▸ Supplied information:
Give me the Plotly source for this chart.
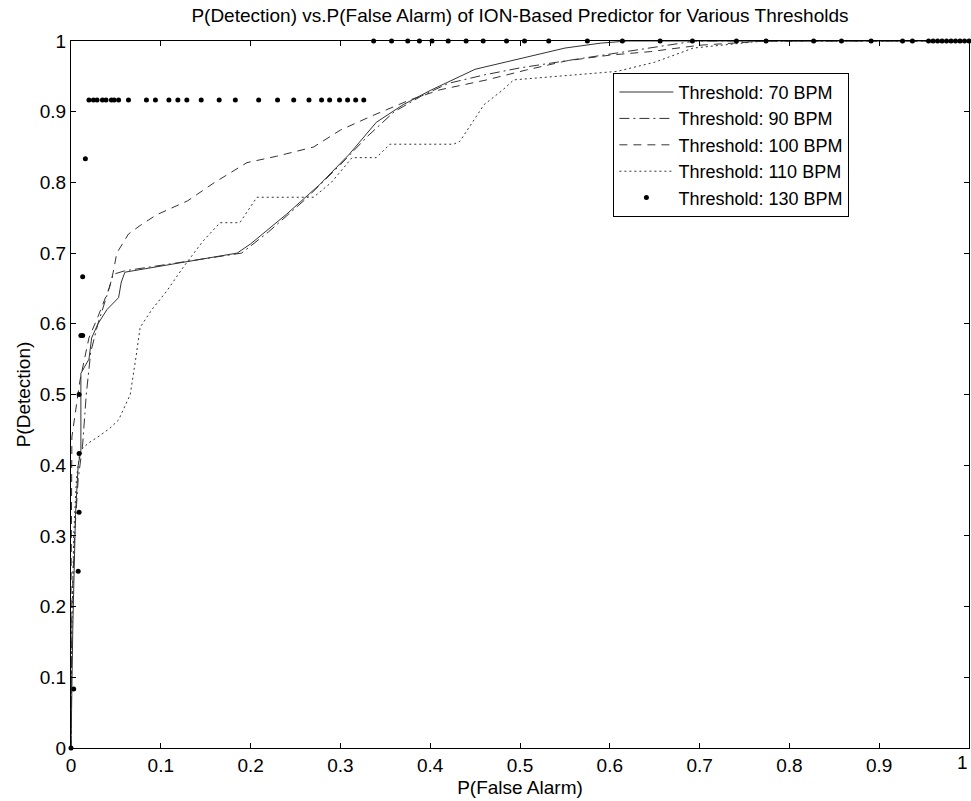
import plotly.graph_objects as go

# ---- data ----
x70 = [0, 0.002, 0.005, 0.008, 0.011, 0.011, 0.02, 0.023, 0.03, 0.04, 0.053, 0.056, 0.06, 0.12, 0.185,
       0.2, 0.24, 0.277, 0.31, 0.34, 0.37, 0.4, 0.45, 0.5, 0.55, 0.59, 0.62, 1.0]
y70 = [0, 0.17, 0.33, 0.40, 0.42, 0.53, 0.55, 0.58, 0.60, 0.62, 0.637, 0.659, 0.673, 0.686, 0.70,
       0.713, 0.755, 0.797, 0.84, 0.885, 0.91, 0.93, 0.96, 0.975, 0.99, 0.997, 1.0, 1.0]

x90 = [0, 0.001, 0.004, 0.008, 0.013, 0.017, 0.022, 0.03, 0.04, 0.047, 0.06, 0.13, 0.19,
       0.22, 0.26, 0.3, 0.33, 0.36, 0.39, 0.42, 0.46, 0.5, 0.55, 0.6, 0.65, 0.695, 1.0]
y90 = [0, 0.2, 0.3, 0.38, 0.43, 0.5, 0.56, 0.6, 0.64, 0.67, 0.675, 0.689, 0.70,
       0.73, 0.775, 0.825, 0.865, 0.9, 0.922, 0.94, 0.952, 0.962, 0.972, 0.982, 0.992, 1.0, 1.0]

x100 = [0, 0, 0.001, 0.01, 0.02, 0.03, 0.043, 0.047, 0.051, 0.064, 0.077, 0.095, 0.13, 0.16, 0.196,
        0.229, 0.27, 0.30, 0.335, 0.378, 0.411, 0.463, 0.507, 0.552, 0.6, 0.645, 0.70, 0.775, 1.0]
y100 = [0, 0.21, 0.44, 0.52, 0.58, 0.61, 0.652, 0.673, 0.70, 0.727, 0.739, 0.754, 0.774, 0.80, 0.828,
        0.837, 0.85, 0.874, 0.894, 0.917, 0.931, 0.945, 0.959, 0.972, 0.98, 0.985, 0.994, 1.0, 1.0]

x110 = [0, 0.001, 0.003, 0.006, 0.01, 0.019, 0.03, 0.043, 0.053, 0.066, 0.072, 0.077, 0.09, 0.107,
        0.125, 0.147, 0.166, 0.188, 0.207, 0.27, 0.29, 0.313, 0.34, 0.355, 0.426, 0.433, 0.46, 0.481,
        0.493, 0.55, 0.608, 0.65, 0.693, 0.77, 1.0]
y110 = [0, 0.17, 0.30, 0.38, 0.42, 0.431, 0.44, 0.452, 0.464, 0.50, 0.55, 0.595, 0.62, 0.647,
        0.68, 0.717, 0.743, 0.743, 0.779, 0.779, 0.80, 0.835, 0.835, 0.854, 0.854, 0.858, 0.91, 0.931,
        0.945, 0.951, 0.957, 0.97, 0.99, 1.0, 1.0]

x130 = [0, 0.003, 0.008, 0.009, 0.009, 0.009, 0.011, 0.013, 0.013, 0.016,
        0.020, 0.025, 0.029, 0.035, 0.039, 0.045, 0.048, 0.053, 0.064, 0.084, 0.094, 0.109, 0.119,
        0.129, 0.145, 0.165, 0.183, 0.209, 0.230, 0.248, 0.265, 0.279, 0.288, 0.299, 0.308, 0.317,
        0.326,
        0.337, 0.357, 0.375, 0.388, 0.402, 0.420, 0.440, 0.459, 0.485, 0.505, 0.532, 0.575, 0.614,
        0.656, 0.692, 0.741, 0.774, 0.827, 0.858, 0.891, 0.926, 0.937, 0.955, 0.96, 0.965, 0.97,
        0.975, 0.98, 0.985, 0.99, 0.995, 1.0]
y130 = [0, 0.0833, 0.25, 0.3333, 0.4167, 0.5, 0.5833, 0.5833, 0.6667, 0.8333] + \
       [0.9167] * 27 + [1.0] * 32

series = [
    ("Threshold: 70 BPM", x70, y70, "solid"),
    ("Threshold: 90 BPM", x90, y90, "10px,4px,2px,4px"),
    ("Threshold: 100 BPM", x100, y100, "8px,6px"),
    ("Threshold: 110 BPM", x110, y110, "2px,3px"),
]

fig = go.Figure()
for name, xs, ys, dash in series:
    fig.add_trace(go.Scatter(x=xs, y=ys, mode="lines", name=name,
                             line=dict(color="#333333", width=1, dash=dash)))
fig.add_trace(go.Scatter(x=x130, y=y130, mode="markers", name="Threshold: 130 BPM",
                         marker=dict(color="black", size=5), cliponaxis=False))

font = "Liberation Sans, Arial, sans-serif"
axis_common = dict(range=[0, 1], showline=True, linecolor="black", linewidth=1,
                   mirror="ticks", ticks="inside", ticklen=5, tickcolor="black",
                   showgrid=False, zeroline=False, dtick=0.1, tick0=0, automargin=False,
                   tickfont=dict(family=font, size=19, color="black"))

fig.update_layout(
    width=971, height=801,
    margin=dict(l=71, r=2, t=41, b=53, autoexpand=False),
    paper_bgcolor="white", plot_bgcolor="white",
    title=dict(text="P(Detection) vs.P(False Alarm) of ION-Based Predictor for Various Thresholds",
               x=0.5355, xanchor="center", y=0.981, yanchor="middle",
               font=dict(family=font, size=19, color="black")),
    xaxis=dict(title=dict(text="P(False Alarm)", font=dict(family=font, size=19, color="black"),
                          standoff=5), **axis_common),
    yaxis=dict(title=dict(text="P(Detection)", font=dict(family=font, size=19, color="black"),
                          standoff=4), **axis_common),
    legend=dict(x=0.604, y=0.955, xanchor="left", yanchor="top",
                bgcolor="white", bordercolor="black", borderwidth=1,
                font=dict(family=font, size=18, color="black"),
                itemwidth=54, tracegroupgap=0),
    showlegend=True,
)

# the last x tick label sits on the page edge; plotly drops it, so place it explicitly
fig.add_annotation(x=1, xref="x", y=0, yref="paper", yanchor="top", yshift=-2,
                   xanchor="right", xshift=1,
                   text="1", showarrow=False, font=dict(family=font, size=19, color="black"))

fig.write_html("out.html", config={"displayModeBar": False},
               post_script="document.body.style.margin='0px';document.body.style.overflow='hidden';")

▸ What this task involves:
Give again, word for word, every line from the top of the data through the line with "0.997, 1.0, 1.0]", both ends included, and exclude the pictures.

▸ Correct response:
Give me the Plotly source for this chart.
import plotly.graph_objects as go

# ---- data ----
x70 = [0, 0.002, 0.005, 0.008, 0.011, 0.011, 0.02, 0.023, 0.03, 0.04, 0.053, 0.056, 0.06, 0.12, 0.185,
       0.2, 0.24, 0.277, 0.31, 0.34, 0.37, 0.4, 0.45, 0.5, 0.55, 0.59, 0.62, 1.0]
y70 = [0, 0.17, 0.33, 0.40, 0.42, 0.53, 0.55, 0.58, 0.60, 0.62, 0.637, 0.659, 0.673, 0.686, 0.70,
       0.713, 0.755, 0.797, 0.84, 0.885, 0.91, 0.93, 0.96, 0.975, 0.99, 0.997, 1.0, 1.0]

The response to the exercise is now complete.